“Meydan ve Modernleşme” adıyla İdealkent Yayınları arasında çıkan 380 sayfalık eser; “Anadolu Türk Anıtları üzerine yaptığı araştırmalarla, ülkemizde anıt arkeolojisinin kuruluşuna öncülük eden Fransız mimar, arkeolog ve ressam Albert Gabriel”e ithaf edilmiş. Dokuz bölümden oluşan eserde, farklı kültürlerin meydan anlayışları ve Türkiye’deki şehir meydanlarının mekânsal dönüşümü Kayseri örneği üzerinden inceleniyor. Bol miktarda görsel kaynakla belgelenmesi, alanında ilk olan kitabı daha da ilgi çekici hale getiriyor.

Anadolu’da en iyi korunan şehir meydanının Kastamonu Meydanı olduğu belirtilen kitapta, Türkiye’de meydanların genellikle sanat ve estetik değerden yoksun kentsel mekânlar olduğu vurgulanırken, sanat ve tarih değerlerini en iyi koruyan açık kamusal alan olarak Sultanahmet Meydanı gösteriliyor. Tarihi değeri olan eski yapıların yıkılması konusunda Kayseri’nin diğer şehirlere adeta öncülük ettiğinin altı çizilen eserin arka kapağında şu görüşlere yer veriliyor; “Meydanlar, şehirlerin tarih, kültür ve kimliğini en iyi yansıtan kamusal açık alanlardır.

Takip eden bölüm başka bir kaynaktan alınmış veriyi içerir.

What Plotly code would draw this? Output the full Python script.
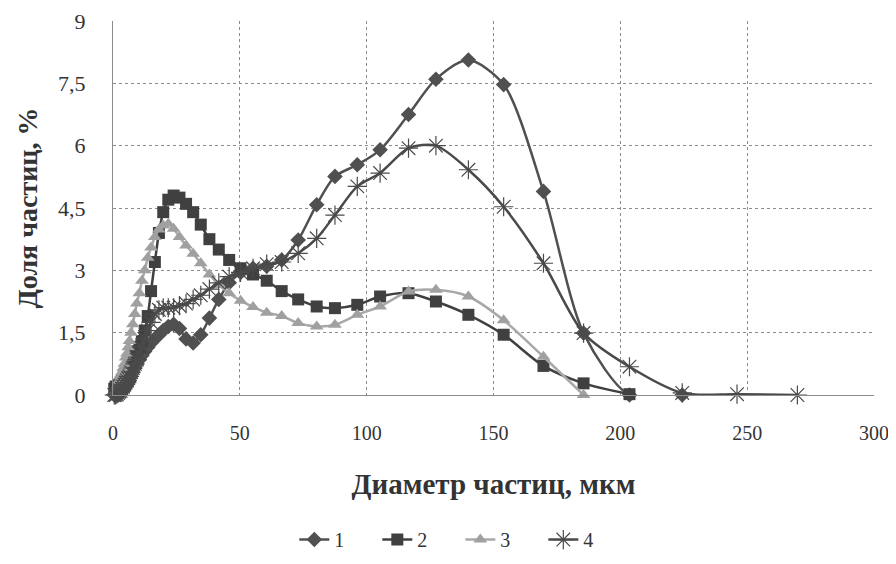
import plotly.graph_objects as go

# Particle diameter, µm
diam = [0.5, 1, 1.5, 2, 2.5, 3, 3.5, 4, 4.5, 5, 5.5, 6, 6.5, 7.1, 7.8, 8.6, 9.4,
        10.4, 11.4, 12.5, 13.7, 15.0, 16.5, 18.1, 19.8, 21.8, 23.9, 26.2, 28.8,
        31.6, 34.6, 38.0, 41.7, 45.8, 50.3, 55.2, 60.6, 66.5, 73.0, 80.3, 87.5,
        96.3, 105.3, 116.5, 127.3, 140.1, 154.0, 169.7, 185.5, 203.6, 224.4,
        246.0, 269.8]

s1 = [0.0, 0.0, 0.0, 0.0, 0.02, 0.05, 0.08, 0.1, 0.15, 0.2, 0.25, 0.3, 0.35,
      0.45, 0.55, 0.65, 0.75, 0.85, 0.95, 1.05, 1.15, 1.25, 1.35, 1.45, 1.55,
      1.65, 1.7, 1.6, 1.35, 1.25, 1.45, 1.85, 2.3, 2.7, 2.95, 3.05, 3.1, 3.25,
      3.73, 4.58, 5.26, 5.54, 5.9, 6.75, 7.6, 8.06, 7.47, 4.9, 1.49, 0.0, 0.0]

s2 = [0.15, 0.2, 0.2, 0.2, 0.25, 0.3, 0.35, 0.4, 0.45, 0.5, 0.55, 0.6, 0.65,
      0.75, 0.85, 0.95, 1.05, 1.15, 1.3, 1.55, 1.9, 2.5, 3.2, 3.9, 4.4, 4.7,
      4.8, 4.75, 4.6, 4.4, 4.1, 3.75, 3.5, 3.25, 3.05, 2.9, 2.75, 2.5, 2.3,
      2.13, 2.09, 2.17, 2.37, 2.45, 2.25, 1.93, 1.45, 0.7, 0.28, 0.02]

s3 = [0.05, 0.1, 0.15, 0.25, 0.35, 0.45, 0.55, 0.65, 0.75, 0.9, 1.0, 1.15, 1.3,
      1.5, 1.7, 1.95, 2.2, 2.45, 2.75, 3.0, 3.3, 3.55, 3.8, 3.98, 4.08, 4.12,
      4.0, 3.8, 3.6, 3.4, 3.17, 2.9, 2.65, 2.45, 2.27, 2.12, 1.98, 1.9, 1.73,
      1.65, 1.69, 1.93, 2.13, 2.49, 2.53, 2.37, 1.8, 0.92, 0.0]

s4 = [0.0, 0.0, 0.02, 0.05, 0.08, 0.1, 0.15, 0.2, 0.25, 0.3, 0.35, 0.4, 0.45,
      0.55, 0.65, 0.75, 0.85, 1.0, 1.15, 1.35, 1.55, 1.75, 1.95, 2.05, 2.1,
      2.1, 2.1, 2.15, 2.2, 2.3, 2.4, 2.55, 2.7, 2.85, 2.95, 3.05, 3.15, 3.2,
      3.41, 3.77, 4.33, 5.02, 5.34, 5.94, 6.0, 5.42, 4.53, 3.17, 1.49, 0.68,
      0.05, 0.02, 0.0]

x_ticks = [0, 50, 100, 150, 200, 250, 300]
y_ticks = [0, 1.5, 3, 4.5, 6, 7.5, 9]
y_tick_text = ["0", "1,5", "3", "4,5", "6", "7,5", "9"]

FONT = "'Liberation Serif', 'Times New Roman', Times, serif"

fig = go.Figure()
fig.add_trace(go.Scatter(
    x=diam[:len(s1)], y=s1, name="1", mode="lines+markers",
    line=dict(color="#505050", width=2.5, shape="spline", smoothing=0.8),
    marker=dict(symbol="diamond", size=12, color="#505050"),
    cliponaxis=False))
fig.add_trace(go.Scatter(
    x=diam[:len(s2)], y=s2, name="2", mode="lines+markers",
    line=dict(color="#404040", width=2.5, shape="spline", smoothing=0.8),
    marker=dict(symbol="square", size=12, color="#404040"),
    cliponaxis=False))
fig.add_trace(go.Scatter(
    x=diam[:len(s3)], y=s3, name="3", mode="lines+markers",
    line=dict(color="#a8a8a8", width=2.5, shape="spline", smoothing=0.8),
    marker=dict(symbol="triangle-up", size=12, color="#a0a0a0"),
    cliponaxis=False))
fig.add_trace(go.Scatter(
    x=diam[:len(s4)], y=s4, name="4", mode="lines+markers",
    line=dict(color="#4a4a4a", width=2.5, shape="spline", smoothing=0.8),
    marker=dict(symbol="asterisk-open", size=16,
                line=dict(color="#7a7a7a", width=1.2)),
    cliponaxis=False))

fig.update_layout(
    width=880, height=548,
    margin=dict(l=105, r=14, t=13, b=161, autoexpand=False),
    paper_bgcolor="white", plot_bgcolor="white",
    font=dict(family=FONT, color="#333333", size=22),
    showlegend=True,
    legend=dict(orientation="h", xref="container", yref="container",
                x=0.514, xanchor="center", y=0.03, yanchor="middle",
                font=dict(family=FONT, size=20, color="#333333"),
                itemwidth=30, entrywidth=38, entrywidthmode="pixels",
                tracegroupgap=0),
    xaxis=dict(range=[0, 300], tickvals=x_ticks,
               ticks="outside", ticklen=20, tickcolor="rgba(0,0,0,0)",
               ticklabeloverflow="allow",
               showgrid=True, gridcolor="#8c8c8c", griddash="dot", gridwidth=1,
               showline=True, linecolor="#8c8c8c", linewidth=1,
               zeroline=False,
               tickfont=dict(family=FONT, size=20, color="#333333"),
               title=dict(text="<b>Диаметр частиц, мкм</b>", standoff=30,
                          font=dict(family=FONT, size=29, color="#333333"))),
    yaxis=dict(range=[0, 9], tickvals=y_ticks, ticktext=y_tick_text,
               ticks="outside", ticklen=22, tickcolor="rgba(0,0,0,0)",
               showgrid=True, gridcolor="#8c8c8c", griddash="dot", gridwidth=1,
               showline=True, linecolor="#8c8c8c", linewidth=1,
               zeroline=False,
               tickfont=dict(family=FONT, size=22, color="#333333"),
               title=dict(text="<b>Доля частиц, %</b>", standoff=12,
                          font=dict(family=FONT, size=28, color="#333333"))),
)

fig.write_html("out.html")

Meydanların şehir içindeki konumu, fiziki görünüm ve işlevleri kültür çevrelerine göre farklılık gösterir. Batı şehirlerinin meydanları, çevreleri dönemin mimarlık ve sanat anlayışını yansıtan eserlerle belirlenmiş kentsel mekânlardır. Geleneksel Türk şehirlerinde, pazar yeri, çarşı önü, çeşme başı, cami ve medrese avlusu gibi açık alanlar meydan işlevi görüyordu. Şehir dışında ‘meydan’’ adı verilen alanlarda ise, at yarışı, spor gösterisi, askeri talim, bayram şenliği gibi etkinlikler yapılıyordu. Batılılaşma döneminde, Avrupa başkentleri örnek alınarak düzenlenen Türk şehirlerinin merkezlerinde, kamusal açık alan olarak meydanlar planlanmaya başlandı.”